Oracle employees have been laid off as part of a “broader organizational change,” with data revealing that the company has looked to hire thousands of foreign workers.

The software company, headquartered in Austin, Texas, is going through a huge transition as it prepares to back its infrastructural push toward artificial intelligence — reportedly at the cost of thousands of jobs.

‘We are grateful for your dedication.’

Oracle cut thousands of jobs this week, a number that has not been narrowed since CNBC confirmed with insiders on Tuesday. The company may have already been looking ahead, however, as U.S. Citizenship and Immigration Services data shows that Oracle has already filed thousands of petitions for H-1B visas in the past two years.

According to immigration services, the H-1B program allows employers to “temporarily employ foreign workers” for specialized skills. The federal data hub shows that Oracle America Inc. filed for 2,690 visas for fiscal year 2025, which covers Oct. 1, 2024 to Sep. 30, 2025.

At the same time, for fiscal year 2026, the company appears to have made 436 requests. If that number holds, the total through September 2026 will be 3,126.

Immigration services says petitioners can file for H-1B visas “no more than six months before the employment start date.”

RELATED: Texas first: Gov. Abbott freezes H-1B visas after damning report from BlazeTV’s Sara Gonzales

Oracle reportedly began layoffs on Tuesday, sending out a letter that stated the company was eliminating roles as part of a broader company shift.

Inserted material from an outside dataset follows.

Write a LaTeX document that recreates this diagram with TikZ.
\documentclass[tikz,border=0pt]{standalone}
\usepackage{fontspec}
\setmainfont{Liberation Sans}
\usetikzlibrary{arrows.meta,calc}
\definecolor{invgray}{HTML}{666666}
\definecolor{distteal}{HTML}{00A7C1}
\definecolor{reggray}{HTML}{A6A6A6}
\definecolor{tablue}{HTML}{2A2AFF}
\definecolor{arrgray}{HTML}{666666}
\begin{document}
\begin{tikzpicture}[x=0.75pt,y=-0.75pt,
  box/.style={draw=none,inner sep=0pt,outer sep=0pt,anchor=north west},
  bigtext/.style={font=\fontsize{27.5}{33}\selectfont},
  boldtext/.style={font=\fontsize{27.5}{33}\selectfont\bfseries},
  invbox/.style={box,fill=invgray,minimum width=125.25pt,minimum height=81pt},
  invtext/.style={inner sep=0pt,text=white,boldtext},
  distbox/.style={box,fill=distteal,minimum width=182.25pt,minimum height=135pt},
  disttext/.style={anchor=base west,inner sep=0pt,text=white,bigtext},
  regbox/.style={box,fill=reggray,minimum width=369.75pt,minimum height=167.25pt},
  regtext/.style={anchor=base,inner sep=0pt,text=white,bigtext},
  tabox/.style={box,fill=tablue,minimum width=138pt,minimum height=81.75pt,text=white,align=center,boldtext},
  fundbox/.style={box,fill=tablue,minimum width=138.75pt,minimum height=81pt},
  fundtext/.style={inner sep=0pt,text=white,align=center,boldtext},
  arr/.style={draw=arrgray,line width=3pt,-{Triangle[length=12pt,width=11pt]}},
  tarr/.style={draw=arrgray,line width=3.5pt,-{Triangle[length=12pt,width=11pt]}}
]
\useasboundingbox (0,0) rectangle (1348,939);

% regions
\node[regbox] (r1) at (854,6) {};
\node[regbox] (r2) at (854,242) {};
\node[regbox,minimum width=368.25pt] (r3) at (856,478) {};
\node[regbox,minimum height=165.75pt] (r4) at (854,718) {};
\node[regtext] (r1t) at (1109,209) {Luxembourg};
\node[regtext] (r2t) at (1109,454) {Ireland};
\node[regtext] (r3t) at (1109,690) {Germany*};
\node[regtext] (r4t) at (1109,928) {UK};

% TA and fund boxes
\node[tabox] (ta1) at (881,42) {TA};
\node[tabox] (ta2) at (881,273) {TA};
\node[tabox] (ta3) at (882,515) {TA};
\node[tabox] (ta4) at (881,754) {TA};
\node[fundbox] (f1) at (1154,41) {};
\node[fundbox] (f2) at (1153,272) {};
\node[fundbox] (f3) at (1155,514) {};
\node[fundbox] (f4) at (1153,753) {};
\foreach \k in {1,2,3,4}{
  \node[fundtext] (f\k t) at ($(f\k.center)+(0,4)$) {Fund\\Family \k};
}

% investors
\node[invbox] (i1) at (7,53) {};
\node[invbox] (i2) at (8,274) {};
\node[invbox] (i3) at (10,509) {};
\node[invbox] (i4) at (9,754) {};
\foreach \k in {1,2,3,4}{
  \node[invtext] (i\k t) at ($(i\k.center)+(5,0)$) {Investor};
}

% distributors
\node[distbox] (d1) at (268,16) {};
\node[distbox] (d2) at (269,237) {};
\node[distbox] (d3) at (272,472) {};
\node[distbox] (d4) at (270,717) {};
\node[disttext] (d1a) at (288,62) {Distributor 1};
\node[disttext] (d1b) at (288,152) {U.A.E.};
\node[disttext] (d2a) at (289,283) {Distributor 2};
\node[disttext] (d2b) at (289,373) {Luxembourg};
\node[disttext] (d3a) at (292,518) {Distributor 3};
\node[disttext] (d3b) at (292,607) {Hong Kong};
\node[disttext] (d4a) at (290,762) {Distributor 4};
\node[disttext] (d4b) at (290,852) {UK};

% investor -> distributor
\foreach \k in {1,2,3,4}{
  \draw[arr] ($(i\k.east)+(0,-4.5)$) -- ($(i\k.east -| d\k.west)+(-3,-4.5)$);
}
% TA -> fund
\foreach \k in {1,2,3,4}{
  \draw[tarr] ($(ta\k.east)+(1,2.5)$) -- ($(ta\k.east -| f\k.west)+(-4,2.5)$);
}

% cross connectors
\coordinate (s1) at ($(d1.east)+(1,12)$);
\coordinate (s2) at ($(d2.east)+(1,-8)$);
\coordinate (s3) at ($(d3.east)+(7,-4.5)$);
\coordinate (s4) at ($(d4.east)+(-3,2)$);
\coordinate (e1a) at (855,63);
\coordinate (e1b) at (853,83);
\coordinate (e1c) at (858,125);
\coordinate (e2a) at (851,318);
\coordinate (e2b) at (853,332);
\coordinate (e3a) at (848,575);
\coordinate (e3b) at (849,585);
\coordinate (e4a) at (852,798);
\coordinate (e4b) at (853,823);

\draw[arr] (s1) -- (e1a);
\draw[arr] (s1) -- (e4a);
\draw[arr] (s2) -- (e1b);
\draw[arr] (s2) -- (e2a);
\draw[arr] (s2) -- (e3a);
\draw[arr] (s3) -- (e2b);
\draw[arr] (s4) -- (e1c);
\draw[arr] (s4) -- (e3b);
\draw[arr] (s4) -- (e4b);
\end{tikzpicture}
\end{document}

“As a result, today is your last working day,” the letter read, per Business Insider. “We are grateful for your dedication, hard work, and the impact you have made during your time with us,” it added.

Employees were also offered a severance package in line with their “severance plan.”

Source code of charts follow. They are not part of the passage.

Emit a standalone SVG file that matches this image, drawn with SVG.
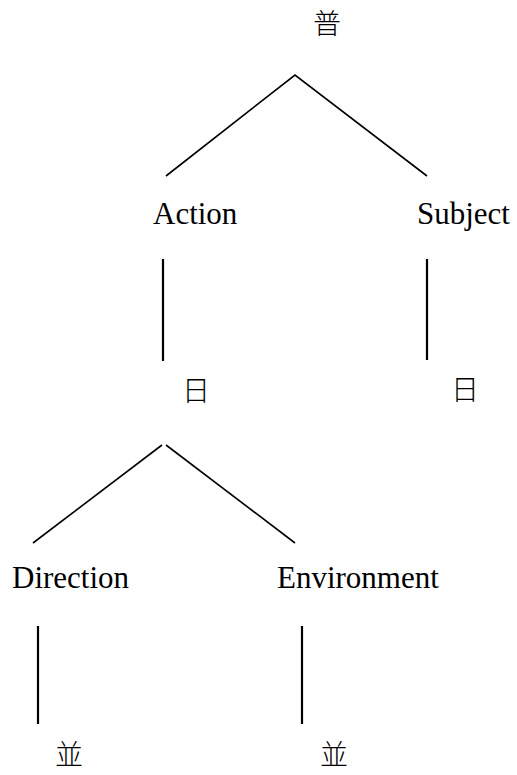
<svg xmlns="http://www.w3.org/2000/svg" width="517" height="775" viewBox="0 0 517 775">
  <style>
    .lbl { font-family: "Liberation Serif", "DejaVu Serif", "Times New Roman", serif; font-size: 31px; fill: #000; }
    .cjk { font-family: "Noto Sans CJK SC", "Noto Sans CJK JP", sans-serif; font-size: 28px; fill: #000; text-anchor: middle; font-weight: 300; }
    .edge { stroke: #000; stroke-width: 1.6; fill: none; }
    .stem { stroke: #000; stroke-width: 2.2; fill: none; }
  </style>
  <rect width="517" height="775" fill="#fff"/>

  <g id="connectors">
    <polyline class="edge" points="166,176 295,75 427,176"/>
    <line class="stem" x1="163" y1="259" x2="163" y2="361"/>
    <line class="stem" x1="427" y1="259" x2="427" y2="360"/>
    <line class="edge" x1="162" y1="445" x2="33" y2="543"/>
    <line class="edge" x1="166" y1="445" x2="295" y2="543"/>
    <line class="stem" x1="38" y1="626" x2="38" y2="724"/>
    <line class="stem" x1="302" y1="626" x2="302" y2="724"/>
  </g>

  <g id="root"><text class="cjk" x="327" y="34">普</text></g>
  <g id="action"><text class="lbl" x="153" y="224">Action</text></g>
  <g id="subject"><text class="lbl" x="417" y="224">Subject</text></g>
  <g id="action-sun"><text class="cjk" x="196" y="401">日</text></g>
  <g id="subject-sun"><text class="cjk" x="465" y="400">日</text></g>
  <g id="direction"><text class="lbl" x="12" y="588">Direction</text></g>
  <g id="environment"><text class="lbl" x="277" y="588">Environment</text></g>
  <g id="direction-leaf"><text class="cjk" x="69" y="765">並</text></g>
  <g id="environment-leaf"><text class="cjk" x="334" y="765">並</text></g>
</svg>
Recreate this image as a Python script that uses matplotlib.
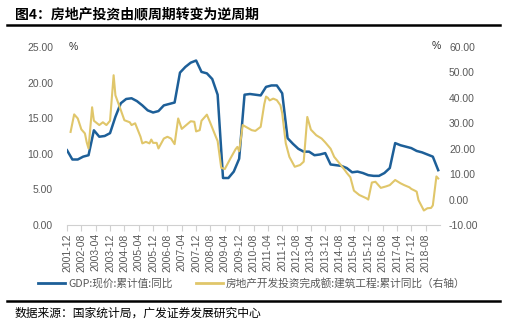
import matplotlib
matplotlib.use('Agg')
import matplotlib.pyplot as plt
from matplotlib.lines import Line2D
import pandas as pd

# month axis, 2001-12 .. 2019-03
months = pd.period_range('2001-12', '2019-03', freq='M').strftime('%Y-%m').tolist()

# GDP: current price, cumulative yoy (%), quarterly
gdp_months = ['2001-12',
              '2002-03', '2002-06', '2002-09', '2002-12',
              '2003-03', '2003-06', '2003-09', '2003-12',
              '2004-03', '2004-06', '2004-09', '2004-12',
              '2005-03', '2005-06', '2005-09', '2005-12',
              '2006-03', '2006-06', '2006-09', '2006-12',
              '2007-03', '2007-06', '2007-09', '2007-12',
              '2008-03', '2008-06', '2008-09', '2008-12',
              '2009-03', '2009-06', '2009-09', '2009-12',
              '2010-03', '2010-06', '2010-09', '2010-12',
              '2011-03', '2011-06', '2011-09', '2011-12',
              '2012-03', '2012-06', '2012-09', '2012-12',
              '2013-03', '2013-06', '2013-09', '2013-12',
              '2014-03', '2014-06', '2014-09', '2014-12',
              '2015-03', '2015-06', '2015-09', '2015-12',
              '2016-03', '2016-06', '2016-09', '2016-12',
              '2017-03', '2017-06', '2017-09', '2017-12',
              '2018-03', '2018-06', '2018-09', '2018-12',
              '2019-03']
gdp_yoy = [10.5,
           9.2, 9.2, 9.6, 9.8,
           13.3, 12.4, 12.5, 12.9,
           15.2, 17.1, 17.7, 17.8,
           17.4, 16.8, 16.1, 15.8,
           16.0, 16.8, 17.0, 17.2,
           21.4, 22.2, 22.8, 23.1,
           21.5, 21.3, 20.5, 18.3,
           6.6, 6.6, 7.5, 9.3,
           18.3, 18.4, 18.3, 18.2,
           19.4, 19.6, 19.6, 18.5,
           12.2, 11.4, 10.7, 10.3,
           10.3, 9.8, 9.9, 10.1,
           8.5, 8.4, 8.3, 8.0,
           7.4, 7.5, 7.3, 7.0,
           6.9, 6.9, 7.3, 8.0,
           11.5, 11.2, 11.0, 10.8,
           10.4, 10.2, 9.9, 9.6,
           7.7]

# real estate development investment, construction works, cumulative yoy (%)
inv_months = ['2002-02', '2002-04', '2002-06', '2002-08', '2002-10', '2002-11', '2002-12',
              '2003-02', '2003-03', '2003-06', '2003-08', '2003-10', '2003-12',
              '2004-02', '2004-03', '2004-06', '2004-08', '2004-11', '2004-12',
              '2005-02', '2005-05', '2005-06', '2005-08', '2005-10', '2005-11', '2005-12',
              '2006-02', '2006-03', '2006-06', '2006-08', '2006-10', '2006-12',
              '2007-02', '2007-04', '2007-06', '2007-09', '2007-11', '2007-12',
              '2008-02', '2008-03', '2008-06', '2008-08', '2008-11', '2008-12',
              '2009-02', '2009-04', '2009-07', '2009-10', '2009-11', '2009-12',
              '2010-02', '2010-04', '2010-07', '2010-09', '2010-12',
              '2011-02', '2011-03', '2011-04', '2011-05', '2011-07', '2011-09', '2011-11', '2011-12',
              '2012-02', '2012-04', '2012-07', '2012-10', '2012-12',
              '2013-02', '2013-04', '2013-07', '2013-10', '2013-12',
              '2014-03', '2014-05', '2014-08', '2014-11', '2014-12',
              '2015-02', '2015-04', '2015-07', '2015-11', '2015-12',
              '2016-02', '2016-04', '2016-07', '2016-10', '2016-12',
              '2017-03', '2017-06', '2017-08', '2017-11', '2017-12',
              '2018-02', '2018-03', '2018-04', '2018-07', '2018-09', '2018-11', '2018-12',
              '2019-02', '2019-03']
inv_yoy = [26.6, 33.5, 31.9, 27.6, 26.0, 22.5, 20.1,
           36.3, 31.0, 29.3, 30.4, 29.3, 31.0,
           48.9, 41.0, 35.2, 31.2, 30.4, 29.3,
           30.0, 24.7, 22.1, 22.7, 22.1, 23.6, 22.3,
           22.3, 20.1, 24.0, 24.7, 24.0, 21.8,
           31.9, 27.8, 29.0, 30.8, 30.6, 26.8,
           27.3, 31.0, 33.4, 30.0, 24.7, 23.0,
           12.5, 12.0, 16.0, 19.8, 20.7, 19.0,
           29.3, 28.5, 27.3, 27.0, 28.6,
           37.5, 40.5, 40.0, 39.0, 39.7, 39.1, 37.1, 34.0,
           22.1, 16.8, 12.9, 13.6, 14.9,
           32.5, 27.5, 25.3, 24.0, 22.5,
           20.0, 16.8, 14.2, 11.5, 10.5,
           8.8, 3.5, 1.8, 0.5, 0.0,
           6.7, 7.0, 4.6, 5.2, 5.7,
           7.7, 6.4, 5.7, 4.8, 4.2,
           3.5, 3.1, -0.2, -4.3, -3.4, -3.3, -2.3,
           9.1, 8.3]

gdp_label = 'GDP:现价:累计值:同比'
inv_label = '房地产开发投资完成额:建筑工程:累计同比（右轴）'

blue = '#1d5f98'
gold = '#e0c66a'
grey = '#595959'
cjk = ['Noto Sans CJK SC', 'DejaVu Sans']
latin = ['Liberation Sans', 'DejaVu Sans']

idx = {m: i for i, m in enumerate(months)}
gdp_x = [idx[m] for m in gdp_months]
inv_x = [idx[m] for m in inv_months]

fig = plt.figure(figsize=(5.12, 3.26), dpi=100)
ax = fig.add_axes([67 / 512, 1 - 225 / 326, (440 - 67) / 512, 178 / 326])
ax2 = ax.twinx()

ax.plot(gdp_x, gdp_yoy, color=blue, lw=1.8, solid_joinstyle='round')
ax2.plot(inv_x, inv_yoy, color=gold, lw=1.5, solid_joinstyle='round')

ax.set_xlim(0, 208)
ax.set_ylim(0, 25)
ax2.set_ylim(-10, 60)
ax.set_yticks(range(0, 26, 5))
ax.set_yticklabels(['%.2f' % v for v in range(0, 26, 5)])
ax2.set_yticks(range(-10, 61, 10))
ax2.set_yticklabels(['%.2f' % v for v in range(-10, 61, 10)])

tick_pos = list(range(0, len(months), 8))
ax.set_xticks(tick_pos)
ax.set_xticklabels([months[i] for i in tick_pos], rotation=90)

for a in (ax, ax2):
    for s in a.spines.values():
        s.set_visible(False)
ax.spines['bottom'].set_visible(True)
ax.spines['bottom'].set_color('#d0d0d0')
ax.spines['bottom'].set_linewidth(0.8)

ax.tick_params(axis='x', length=4, width=0.8, color='#d0d0d0', pad=2,
               labelsize=7.5, labelcolor=grey)
ax.tick_params(axis='y', length=0, pad=10, labelsize=7.5, labelcolor=grey)
ax2.tick_params(axis='y', length=0, pad=6.5, labelsize=7.5, labelcolor=grey)
for lab in ax.get_xticklabels() + ax.get_yticklabels() + ax2.get_yticklabels():
    lab.set_family(latin)

fig.text(69 / 512, 1 - 47 / 326, '%', fontsize=7.5, color='#333333',
         va='center', ha='left', family=latin)
fig.text(436 / 512, 1 - 46 / 326, '%', fontsize=7.5, color='#333333',
         va='center', ha='center', family=latin)

# title and rules
fig.text(15 / 512, 1 - 14 / 326, '图4：房地产投资由顺周期转变为逆周期',
         fontsize=10, fontweight='bold', va='center', ha='left', family=cjk)
fig.add_artist(Line2D([7 / 512, 500 / 512], [1 - 25 / 326] * 2, color='black', lw=1.8))
fig.add_artist(Line2D([7 / 512, 500 / 512], [1 - 301 / 326] * 2, color='black', lw=1.8))
fig.text(15 / 512, 1 - 313 / 326, '数据来源：国家统计局，广发证券发展研究中心',
         fontsize=8.5, va='center', ha='left', family=cjk)

handles = [Line2D([], [], color=blue, lw=2), Line2D([], [], color=gold, lw=2)]
leg = fig.legend(handles, [gdp_label, inv_label], loc='center left',
                 bbox_to_anchor=(38 / 512, 1 - 283 / 326), ncol=2, frameon=False,
                 handlelength=2.5, handletextpad=0.3, columnspacing=2.2,
                 borderpad=0, borderaxespad=0,
                 prop={'family': cjk, 'size': 7.7})
for t in leg.get_texts():
    t.set_color(grey)

fig.savefig('out.png', dpi=100)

RELATED: When the AI bubble bursts, guess who pays

CHRIS DELMAS/AFP/Getty Images

Reports from March suggested that the company was allegedly preparing to lay off between 20,000 and 30,000 employees, which would have represented upwards of 18% of its workforce, Yahoo reported.

Blaze News did not receive an immediate response from Oracle regarding its H-1B numbers, the jobs the visas are to replace, and how many would replace American workers.

Oracle has not provided public comment on the matter either.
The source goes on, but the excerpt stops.